*Task goal:* Exactly retype the lines from the top of the data through the line containing "(taj-t) at ([yshift=-1pt]taj.center)", leaving out every picture.

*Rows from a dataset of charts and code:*
◇ ◇ ◇ ◇ ◇ ◇ ◇

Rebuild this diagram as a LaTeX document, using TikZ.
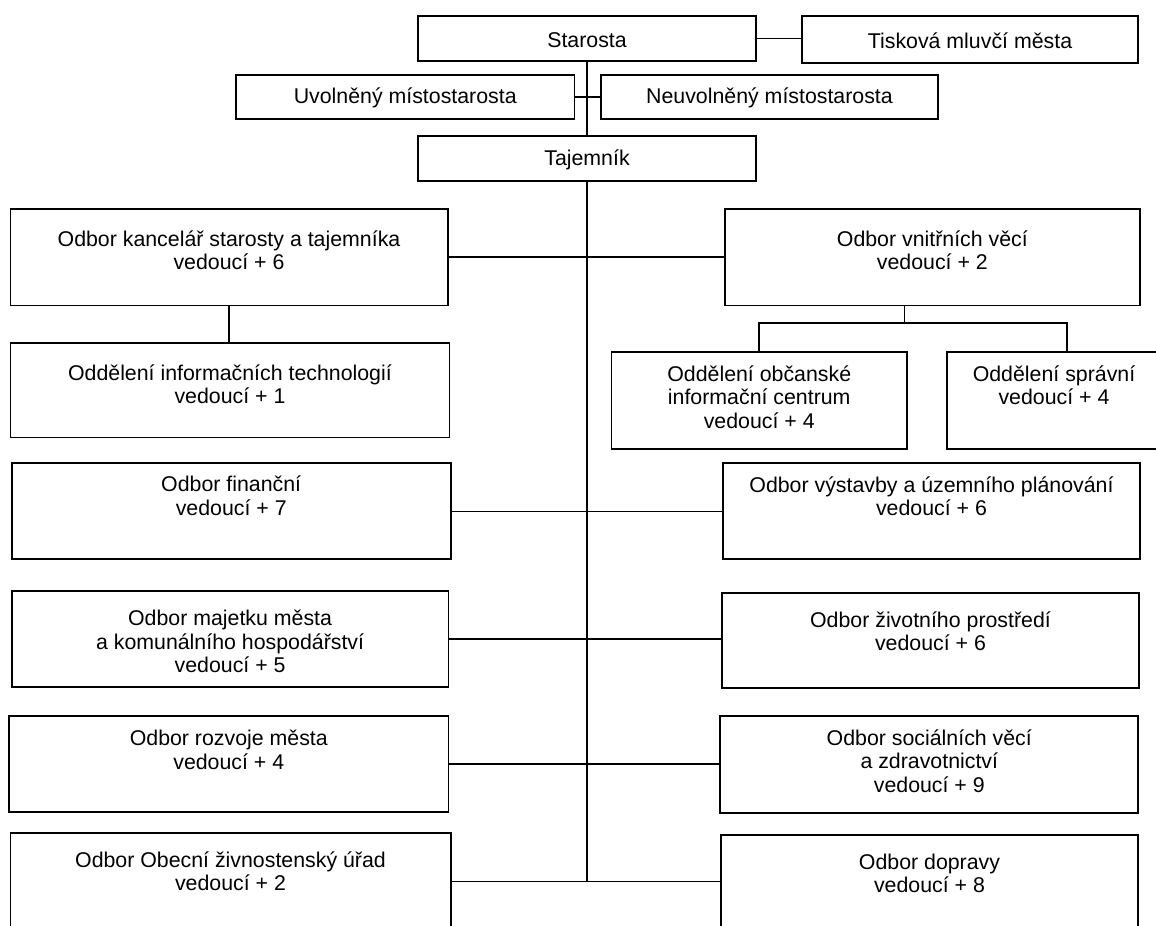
\documentclass[tikz,border=0pt]{standalone}
\usepackage{fontspec}
\setmainfont{Liberation Sans}
\usetikzlibrary{fit}

\begin{document}
\begin{tikzpicture}[x=0.75pt, y=-0.75pt,
   box/.style={draw=black, line width=1.35pt, inner sep=0pt},
   txt/.style={anchor=north, inner sep=0pt, align=center},
   link/.style={draw=black, line width=1.2pt},
   font={\fontsize{16}{17.6}\selectfont}]
	  \useasboundingbox (0,0) rectangle (1156,925);

	  % vedeni
	  \node [box, fit={(418,15.7) (756,61)}] (star) {};
	  \node [box, fit={(802,15.7) (1138,63)}] (tisk) {};
	  \node [box, fit={(236,75) (574.5,119)}] (uvol) {};
	  \node [box, fit={(601,75) (938,119)}] (neuv) {};
	  \node [box, fit={(418,136) (756,181)}] (taj) {};

	  \node (star-t) at ([yshift=-1pt]star.center) {Starosta};
	  \node (tisk-t) at ([yshift=-1pt]tisk.center) {Tisková mluvčí města};
	  \node (uvol-t) at ([yshift=-1pt]uvol.center) {Uvolněný místostarosta};
	  \node (neuv-t) at ([yshift=-1pt]neuv.center) {Neuvolněný místostarosta};
	  \node (taj-t) at ([yshift=-1pt]taj.center) {Tajemník};

	  % odbory
	  \node [box, fit={(10.4,209) (447.6,305.5)}] (kanc) {};
	  \node [box, fit={(724.7,209) (1140,305.5)}] (vnit) {};
	  \node [box, fit={(10.4,343) (449.5,437.5)}] (it) {};
	  \node [box, fit={(611.5,352) (907,449)}] (obc) {};
	  \node [box, fit={(947,352) (1161,449)}] (spr) {};
	  \node [box, fit={(11.8,463.3) (450.6,559.3)}] (fin) {};
	  \node [box, fit={(722.9,463.3) (1140,559.3)}] (vyst) {};
	  \node [box, fit={(11.8,591) (448.4,687)}] (maj) {};
	  \node [box, fit={(722,593) (1139,688.3)}] (ziv) {};
	  \node [box, fit={(9.2,716) (448.4,812.3)}] (rozv) {};
	  \node [box, fit={(720.3,716) (1138.3,812.7)}] (soc) {};
	  \node [box, fit={(10.4,833.3) (450.6,929.3)}] (obec) {};
	  \node [box, fit={(721,835.3) (1138,931)}] (dopr) {};

	  \node [txt] (kanc-t) at ([yshift=-16.5pt]kanc.north) {Odbor kancelář starosty a tajemníka\\vedoucí + 6};
	  \node [txt] (vnit-t) at ([yshift=-16.5pt]vnit.north) {Odbor vnitřních věcí\\vedoucí + 2};
	  \node [txt] (it-t) at ([yshift=-16.5pt]it.north) {Oddělení informačních technologií\\vedoucí + 1};
	  \node [txt] (obc-t) at ([yshift=-10.5pt]obc.north) {Oddělení občanské\\informační centrum\\vedoucí + 4};
	  \node [txt] (spr-t) at ([yshift=-10.5pt]spr.north) {Oddělení správní\\vedoucí + 4};
	  \node [txt] (fin-t) at ([yshift=-10pt]fin.north) {Odbor finanční\\vedoucí + 7};
	  \node [txt] (vyst-t) at ([yshift=-10.5pt]vyst.north) {Odbor výstavby a územního plánování\\vedoucí + 6};
	  \node [txt] (maj-t) at ([yshift=-15pt]maj.north) {Odbor majetku města\\a komunálního hospodářství\\vedoucí + 5};
	  \node [txt] (ziv-t) at ([yshift=-14.25pt]ziv.north) {Odbor životního prostředí\\vedoucí + 6};
	  \node [txt] (rozv-t) at ([yshift=-11pt]rozv.north) {Odbor rozvoje města\\vedoucí + 4};
	  \node [txt] (soc-t) at ([yshift=-10.5pt]soc.north) {Odbor sociálních věcí\\a zdravotnictví\\vedoucí + 9};
	  \node [txt] (obec-t) at ([yshift=-14.25pt]obec.north) {Odbor Obecní živnostenský úřad\\vedoucí + 2};
	  \node [txt] (dopr-t) at ([yshift=-14.25pt]dopr.north) {Odbor dopravy\\vedoucí + 8};

	  \coordinate (vstem) at (904.5,323);
	  \coordinate (sprleg) at (1067,352);

	  % spojnice
	  \draw [link] (star.east) -- (tisk.west |- star.east);
	  \draw [link] (star.south) -- (taj.north);
	  \draw [link] (uvol.east) -- (neuv.west);
	  \draw [link] (taj.south) -- (taj.south |- obec.east);
	  \draw [link] (kanc.south) -- (kanc.south |- it.north);
	  \draw [link] (vnit.south -| vstem) -- (vstem);
	  \draw [link] (obc.north) |- (vstem) -| (sprleg);

	  \foreach \from/\to in {kanc/vnit, fin/vyst, maj/ziv, rozv/soc, obec/dopr}
	    \draw [link] (\from.east) -- (\from.east -| \to.west);

	\end{tikzpicture}
\end{document}
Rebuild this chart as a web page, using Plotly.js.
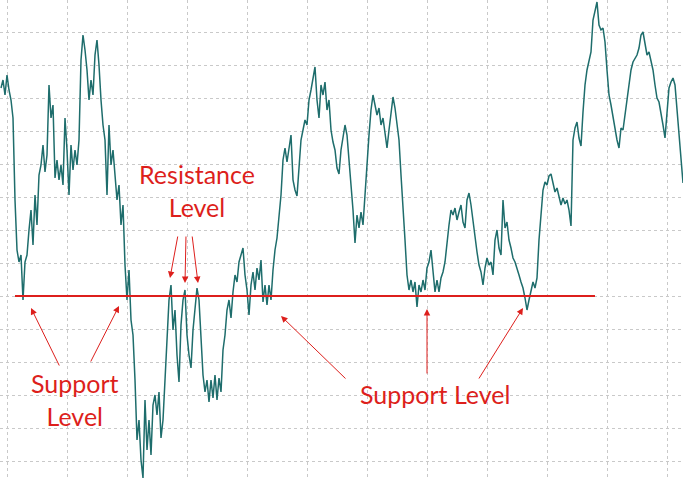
<!DOCTYPE html>
<html>
<head>
<meta charset="utf-8">
<script src="https://cdn.plot.ly/plotly-3.0.1.min.js"></script>
<style>
  html, body { margin: 0; padding: 0; background: #ffffff; }
  #chart { width: 683px; height: 480px; }
</style>
</head>
<body>
<div id="chart"></div>
<script>
// Closing price per bar (points)
const prices = [
  392, 400, 385, 405, 390, 380, 362, 280, 230, 218,
  225, 180, 218, 225, 250, 270, 235, 285, 255, 305,
  315, 335, 308, 325, 395, 362, 375, 302, 320, 300,
  315, 295, 362, 330, 285, 335, 310, 330, 315, 340,
  420, 445, 430, 410, 380, 400, 385, 425, 440, 415,
  380, 355, 340, 285, 355, 315, 330, 300, 280, 295,
  255, 275, 215, 180, 210, 160, 145, 100, 40, 60,
  20, 2, 80, 30, 60, 25, 75, 85, 65, 88,
  42, 60, 95, 140, 180, 195, 150, 170, 125, 98,
  155, 180, 190, 145, 125, 112, 150, 170, 192, 180,
  135, 105, 88, 100, 78, 100, 82, 105, 80, 102,
  88, 130, 145, 170, 180, 162, 188, 205, 198, 218,
  225, 232, 205, 190, 165, 195, 208, 190, 212, 200,
  220, 178, 195, 175, 195, 180, 210, 230, 242, 265,
  285, 320, 332, 318, 330, 345, 300, 290, 284, 315,
  340, 350, 360, 355, 380, 390, 402, 413, 380, 362,
  395, 385, 398, 370, 380, 350, 338, 330, 312, 306,
  330, 342, 355, 345, 315, 295, 270, 237, 265, 252,
  268, 255, 285, 320, 345, 370, 385, 375, 365, 372,
  355, 362, 345, 332, 350, 370, 383, 372, 355, 340,
  305, 265, 240, 205, 190, 200, 188, 198, 173, 195,
  188, 200, 190, 212, 218, 230, 210, 188, 200, 188,
  202, 208, 218, 240, 255, 270, 265, 272, 260, 268,
  275, 258, 252, 280, 287, 275, 258, 240, 228, 215,
  208, 195, 212, 222, 215, 218, 205, 240, 250, 232,
  225, 280, 252, 258, 240, 232, 222, 218, 210, 205,
  198, 192, 182, 170, 180, 190, 198, 192, 202, 240,
  270, 290, 298, 295, 304, 306, 297, 288, 292, 282,
  275, 282, 276, 280, 270, 254, 340, 352, 358, 342,
  334, 368, 395, 410, 418, 428, 460, 470, 478, 455,
  450, 452, 438, 410, 385, 375, 362, 352, 340, 332,
  352, 350, 365, 380, 392, 410, 418, 422, 425, 432,
  445, 448, 435, 425, 428, 418, 410, 395, 382, 378,
  368, 355, 342, 370, 392, 398, 402, 395, 370, 345,
  325, 297
];
const bars = prices.map((_, i) => i);

// Horizontal support level and the bars it spans
const supportLevel = 184;
const supportFrom = 7;
const supportTo = 297;

// Label texts
const resistanceLabel = 'Resistance<br>Level';
const supportLabelLeft = 'Support<br>Level';
const supportLabelRight = 'Support Level';

// Touch points: [bar, price] of arrow head, [bar, price] of arrow tail
const resistanceTouches = [
  [[84.5, 202], [88.5, 245]],
  [[92.0, 197], [92.5, 245]],
  [[98.5, 197], [95.5, 245]]
];
const supportTouches = [
  [[15.0, 172], [29.5, 113]],
  [[59.0, 174], [44.5, 117]],
  [[140.0, 164], [173.0, 100]],
  [[213.0, 171], [213.0, 105]],
  [[261.0, 172], [238.5, 100]]
];

const RED = '#dd1f1c';
const TEAL = '#1e6d6c';

const arrow = ([head, tail]) => ({
  x: head[0], y: head[1], ax: tail[0], ay: tail[1],
  xref: 'x', yref: 'y', axref: 'x', ayref: 'y',
  text: '', showarrow: true,
  arrowhead: 2, arrowsize: 1.3, arrowwidth: 1, arrowcolor: RED,
  standoff: 0, startstandoff: 0
});

const labelFont = { family: 'Lato, "Open Sans", sans-serif', size: 25, color: RED };

const annotations = [
  ...resistanceTouches.map(arrow),
  ...supportTouches.map(arrow),
  { x: 97.75, y: 289.5, xref: 'x', yref: 'y', text: resistanceLabel,
    showarrow: false, align: 'center', font: labelFont },
  { x: 36.75, y: 81, xref: 'x', yref: 'y', text: supportLabelLeft,
    showarrow: false, align: 'center', font: labelFont },
  { x: 217, y: 86, xref: 'x', yref: 'y', text: supportLabelRight,
    showarrow: false, align: 'center', font: labelFont }
];

const trace = {
  x: bars, y: prices, type: 'scatter', mode: 'lines',
  line: { color: TEAL, width: 1.5, shape: 'linear' },
  hoverinfo: 'skip'
};

const gridAxis = {
  showgrid: true, gridcolor: '#c9c9c9', griddash: 'dot', gridwidth: 1,
  zeroline: false, showline: false, showticklabels: false, ticks: '',
  tickmode: 'linear', fixedrange: true
};

const layout = {
  width: 683, height: 480,
  margin: { l: 0, r: 0, t: 0, b: 0, pad: 0 },
  paper_bgcolor: '#ffffff', plot_bgcolor: '#ffffff',
  showlegend: false,
  xaxis: Object.assign({}, gridAxis, { range: [-0.5, 341], tick0: 3, dtick: 30 }),
  yaxis: Object.assign({}, gridAxis, { range: [0, 480], tick0: supportLevel, dtick: 33 }),
  shapes: [{
    type: 'line', xref: 'x', yref: 'y',
    x0: supportFrom, x1: supportTo, y0: supportLevel, y1: supportLevel,
    line: { color: RED, width: 2.2 }
  }],
  annotations: annotations
};

Plotly.newPlot('chart', [trace], layout, { staticPlot: true, displayModeBar: false });
</script>
</body>
</html>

◇ ◇ ◇ ◇ ◇ ◇ ◇

*Response to this task:*
Rebuild this diagram as a LaTeX document, using TikZ.
\documentclass[tikz,border=0pt]{standalone}
\usepackage{fontspec}
\setmainfont{Liberation Sans}
\usetikzlibrary{fit}

\begin{document}
\begin{tikzpicture}[x=0.75pt, y=-0.75pt,
   box/.style={draw=black, line width=1.35pt, inner sep=0pt},
   txt/.style={anchor=north, inner sep=0pt, align=center},
   link/.style={draw=black, line width=1.2pt},
   font={\fontsize{16}{17.6}\selectfont}]
	  \useasboundingbox (0,0) rectangle (1156,925);

	  % vedeni
	  \node [box, fit={(418,15.7) (756,61)}] (star) {};
	  \node [box, fit={(802,15.7) (1138,63)}] (tisk) {};
	  \node [box, fit={(236,75) (574.5,119)}] (uvol) {};
	  \node [box, fit={(601,75) (938,119)}] (neuv) {};
	  \node [box, fit={(418,136) (756,181)}] (taj) {};

	  \node (star-t) at ([yshift=-1pt]star.center) {Starosta};
	  \node (tisk-t) at ([yshift=-1pt]tisk.center) {Tisková mluvčí města};
	  \node (uvol-t) at ([yshift=-1pt]uvol.center) {Uvolněný místostarosta};
	  \node (neuv-t) at ([yshift=-1pt]neuv.center) {Neuvolněný místostarosta};
	  \node (taj-t) at ([yshift=-1pt]taj.center) {Tajemník};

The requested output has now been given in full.